I was wondering if my American accent might be an issue as an ESL teacher in Australia?


----------



## Ozz777 (Feb 23, 2013)

wolfgreyadonis said:


> Hello everyone.
> 
> I am an American living in Australia. I plan on getting my Graduate Diploma in Education as an ESL teacher next year.
> 
> I was wondering if my American accent might be an issue as an ESL teacher in Australia?
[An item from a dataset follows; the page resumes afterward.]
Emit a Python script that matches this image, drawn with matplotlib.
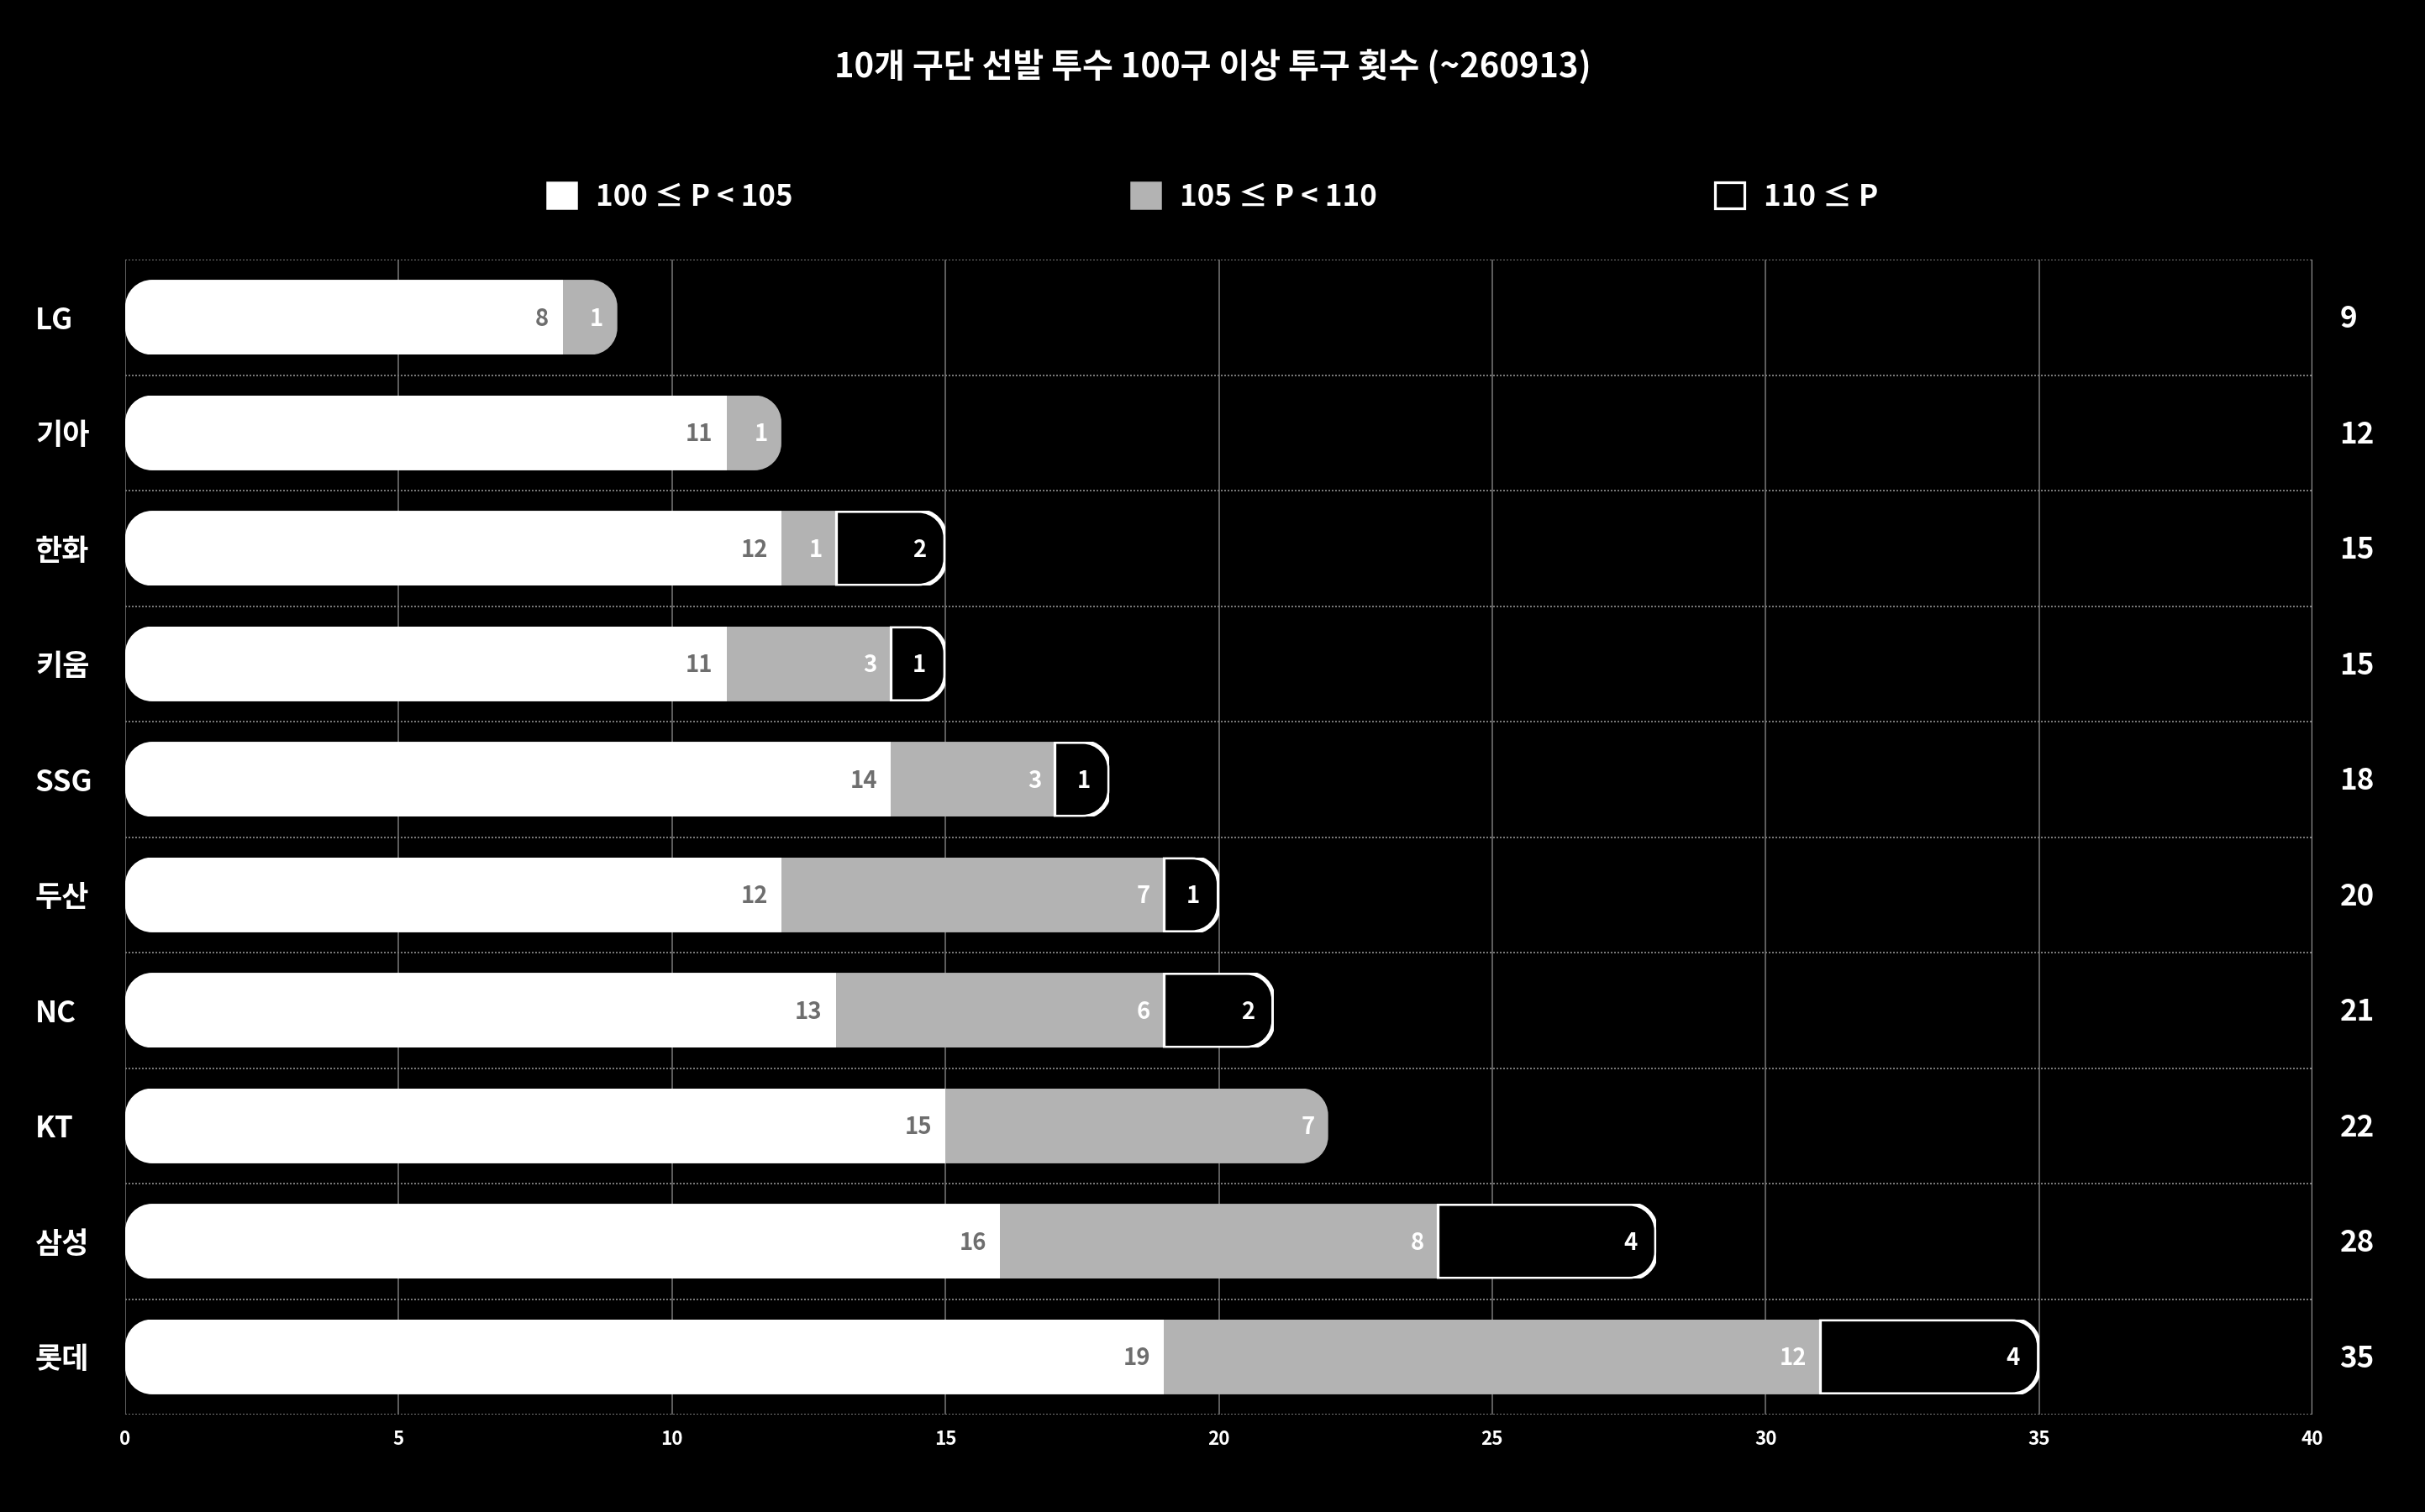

You don't have an accent, they do!


----------



## Boboa (Mar 24, 2009)

Ozz777 said:



> You don't have an accent, they do!


How dare you! 

No it will not be an issue. There are Irish ESL teachers here and they are much harder to understand than Americans

This is not an immigration advice


----------



## Editor (Oct 30, 2012)

Hi Wolfgreyadonis

Australia is one of the more multicultural countries in the world and I dont think your accent will be a problem at all. Ultimately it will come down to your teaching skills and you ability to get the subject across to your students.

Good luck.

Regards,


Mark


----------



## ashleigh (Sep 4, 2013)

I wouldn't think there would be a problem.. As long as your voice is clear, then I'm sure your students will understand  Some ESL teachers at my high school in Sydney also didn't have an Australian accent. After all, it is a language class and not an accent class


----------